Saya sesali diri ini karena harusnya buku karya Abu Bakar Aceh ini dibaca sebelum membaca buku-buku filsafat Islam dan teologi, baik yang berasal dari disertasi maupun yang ditulis orang Indonesia maupun karya terjemahan. Sebab buku ini, sesuai dengan judul, menguraikan secara ringkas perkembangan pemikiran keagamaan Islam, baik ilmu Kalam maupun filsafat Islam sampai aliran salaf dan tasawuf. Bentuknya kronologis dan sistematis. Hanya saja gaya penulisannya dan kalimat dari kutipan sumber dan opini sang penulis bercampur. Sehingga kurang nyaman saat dicerna dari setiap halaman ke halaman berikutnya.

Dari karya Abu Bakar Aceh ini saya dapat mengetahui pengaruh filsafat Yunani pada umat Islam dalam khazanah ilmu dan pengetahuan, mengetahui para filsuf yang cemerlang dalam nalar rasional, perbedaan pemahaman, aliran-aliran ilmu Kalam (teologi), khazanah tasawuf, dan kajian mengenai akhlak (moral) dari para ulama seperti Abu Hamid al-Ghazali dan Ibnu Miskawaih.

Terkait dengan moral, saya tertegun dengan kutipan yang tercantum pada halaman 134 bahwa Abu Hasyim Madani berkata: "Hanya ada satu kebajikan dan satu kejahatan bagi jiwa manusia. Kebajikan itu ialah sadar akan adanya Tuhan dan kejahatan itu tidak memiliki kesadaran tersebut."

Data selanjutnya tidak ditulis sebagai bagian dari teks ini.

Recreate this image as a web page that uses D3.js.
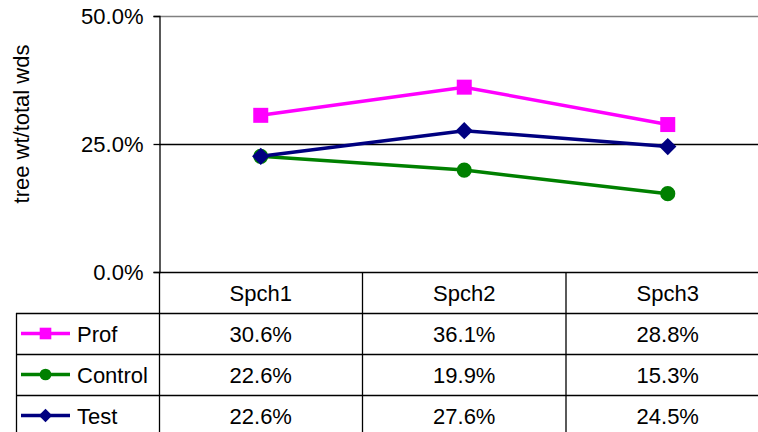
<!DOCTYPE html>
<html>
<head>
<meta charset="utf-8">
<script src="https://cdn.jsdelivr.net/npm/d3@7"></script>
<style>
  body { margin: 0; background: #fff; }
  text { font-family: "Liberation Sans", Arial, sans-serif; fill: #000; }
</style>
</head>
<body>
<div id="vis"></div>
<script>
// chart values
const categories = ['Spch1', 'Spch2', 'Spch3'];
const seriesNames = ['Prof', 'Control', 'Test'];
const profValues = [0.306, 0.361, 0.288];
const controlValues = [0.226, 0.199, 0.153];
const testValues = [0.226, 0.276, 0.245];
const yTicks = [0, 0.25, 0.5];

const seriesValues = [profValues, controlValues, testValues];
const colors = ['#ff00ff', '#008000', '#000080'];
const symbols = [d3.symbolSquare, d3.symbolCircle, d3.symbolSquare];
const symbolSizes = [225, 180, 150];
const symbolRot = [0, 0, 45];

let width = 758, height = 432;
let plotLeft = 159, plotTop = 16, plotBottom = 272, colWidth = 203.5;
let rowHeight = 41;
let tableLeft = 16;
let fontSize = '22px';

let svg = d3.select('#vis')
    .append('svg')
    .attr('width', width)
    .attr('height', height);

let xScale = d3.scaleBand()
    .domain(categories)
    .range([plotLeft, plotLeft + colWidth * categories.length]);

let yScale = d3.scaleLinear()
    .domain([0, 0.5])
    .range([plotBottom, plotTop]);

let fmt = d3.format('.1%');

// gridlines
svg.selectAll('.grid')
    .data(yTicks)
    .enter().append('line')
    .attr('x1', plotLeft)
    .attr('x2', xScale.range()[1])
    .attr('y1', d => yScale(d) + 0.5)
    .attr('y2', d => yScale(d) + 0.5)
    .attr('stroke', d => d === 0.5 ? '#808080' : '#000')
    .attr('stroke-width', 1.3);

// y axis
let yAxis = d3.axisLeft(yScale)
    .tickValues(yTicks)
    .tickFormat(fmt)
    .tickSize(6)
    .tickPadding(10);

let yAxisG = svg.append('g')
    .attr('transform', `translate(${plotLeft + 0.5},0)`)
    .call(yAxis);
yAxisG.select('.domain').attr('stroke', '#000').attr('stroke-width', 1.3);
yAxisG.selectAll('.tick line').attr('stroke', '#000').attr('stroke-width', 1.3);
yAxisG.selectAll('.tick text')
    .style('font-family', '"Liberation Sans", Arial, sans-serif')
    .style('font-size', fontSize)
    .attr('fill', '#000');

// y axis title
svg.append('text')
    .attr('transform', `translate(29, 124) rotate(-90)`)
    .attr('text-anchor', 'middle')
    .style('font-size', '22px')
    .text('tree wt/total wds');

// lines
let line = d3.line()
    .x((d, i) => xScale(categories[i]) + xScale.bandwidth() / 2)
    .y(d => yScale(d));

seriesValues.forEach((vals, s) => {
    svg.append('path')
        .datum(vals)
        .attr('d', line)
        .attr('fill', 'none')
        .attr('stroke', colors[s])
        .attr('stroke-width', 3.5);
});

seriesValues.forEach((vals, s) => {
    svg.selectAll('.pt' + s)
        .data(vals)
        .enter().append('path')
        .attr('d', d3.symbol().type(symbols[s]).size(symbolSizes[s]))
        .attr('transform', (d, i) => `translate(${xScale(categories[i]) + xScale.bandwidth() / 2}, ${yScale(d)}) rotate(${symbolRot[s]})`)
        .attr('fill', colors[s]);
});

// data table
let tableRight = xScale.range()[1];
let rowYs = [plotBottom, plotBottom + rowHeight, plotBottom + rowHeight * 2, plotBottom + rowHeight * 3, plotBottom + rowHeight * 4];

let tbl = svg.append('g');
rowYs.forEach((y, i) => {
    if (i === 0) return;
    tbl.append('line')
        .attr('x1', tableLeft).attr('x2', tableRight)
        .attr('y1', y + 0.5).attr('y2', y + 0.5)
        .attr('stroke', '#000').attr('stroke-width', 1.3);
});
tbl.append('line')
    .attr('x1', tableLeft + 0.5).attr('x2', tableLeft + 0.5)
    .attr('y1', rowYs[1]).attr('y2', height)
    .attr('stroke', '#000').attr('stroke-width', 1.3);
categories.forEach((c, i) => {
    let x = xScale(c) + xScale.bandwidth();
    tbl.append('line')
        .attr('x1', x).attr('x2', x)
        .attr('y1', plotBottom).attr('y2', height)
        .attr('stroke', '#000').attr('stroke-width', 1.3);
});
tbl.append('line')
    .attr('x1', plotLeft + 0.5).attr('x2', plotLeft + 0.5)
    .attr('y1', plotBottom).attr('y2', height)
    .attr('stroke', '#000').attr('stroke-width', 1.3);

// header
tbl.selectAll('.hdr')
    .data(categories)
    .enter().append('text')
    .attr('x', d => xScale(d) + xScale.bandwidth() / 2)
    .attr('y', plotBottom + rowHeight / 2 + 8)
    .attr('text-anchor', 'middle')
    .style('font-size', fontSize)
    .text(d => d);

// rows
seriesValues.forEach((vals, s) => {
    let cy = rowYs[s + 1] + rowHeight / 2;
    tbl.selectAll('.cell' + s)
        .data(vals)
        .enter().append('text')
        .attr('x', (d, i) => xScale(categories[i]) + xScale.bandwidth() / 2)
        .attr('y', cy + 8)
        .attr('text-anchor', 'middle')
        .style('font-size', fontSize)
        .text(d => fmt(d));

    // legend key
    tbl.append('line')
        .attr('x1', 21).attr('x2', 70)
        .attr('y1', cy).attr('y2', cy)
        .attr('stroke', colors[s]).attr('stroke-width', 3.5);
    tbl.append('path')
        .attr('d', d3.symbol().type(symbols[s]).size(symbolSizes[s] * 0.6))
        .attr('transform', `translate(45.5, ${cy}) rotate(${symbolRot[s]})`)
        .attr('fill', colors[s]);
    tbl.append('text')
        .attr('x', 77)
        .attr('y', cy + 8)
        .style('font-size', fontSize)
        .text(seriesNames[s]);
});
</script>
</body>
</html>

Kemudian dari buku ini, bagian yang menarik saya tentang aliran Ahlus Sunnah. Pada halaman 93, terdapat pernyataan bahwa Abu Hasan Asy'ari (w. 965 M.) "digelarkan pencipta ikatan Ahlus Sunnah wal Jamaah." Beliau yang membela Ahmad bin Hanbal (ketika itu disalahkan kaum Mutazilah dan dijebloskan ke penjara) karena istiqamah pada teks hadis Nabi dalam menerangkan doktrin keagamaan. Karena itu, Ahmad bin Hanbal ini dijuluki ahlu al-hadis yang tekstualis.

Abu Hasan Asy'ari juga yang menentang paham Mutazilah dengan kritik dan sanggahan atas setiap argumen Mutazilah yang pernah dipelajarinya. Sekian bulan merenung, mempelajari dan kemudian memuang doktrin teologi Mutazilah. Selanjutnya ia dikenal seorang tokoh teologi Asy'ariyah yang kemudian popular disebut Ahlus Sunnah. Jadi, paham Ahlus Sunnah ini lahir masa kekuasaan Dinasti Abbasiyah dipelopori Abu Hasan Asyari. Tentu jaraknya jauh dari masa Rasulullah Saw dan mungkin juga tidak dikenal oleh Khulafa Rasyidun yang empat (Abu Bakar, Umar bin Khaththab, Utsman bin Affan, dan 'Ali bin Abu Thalib).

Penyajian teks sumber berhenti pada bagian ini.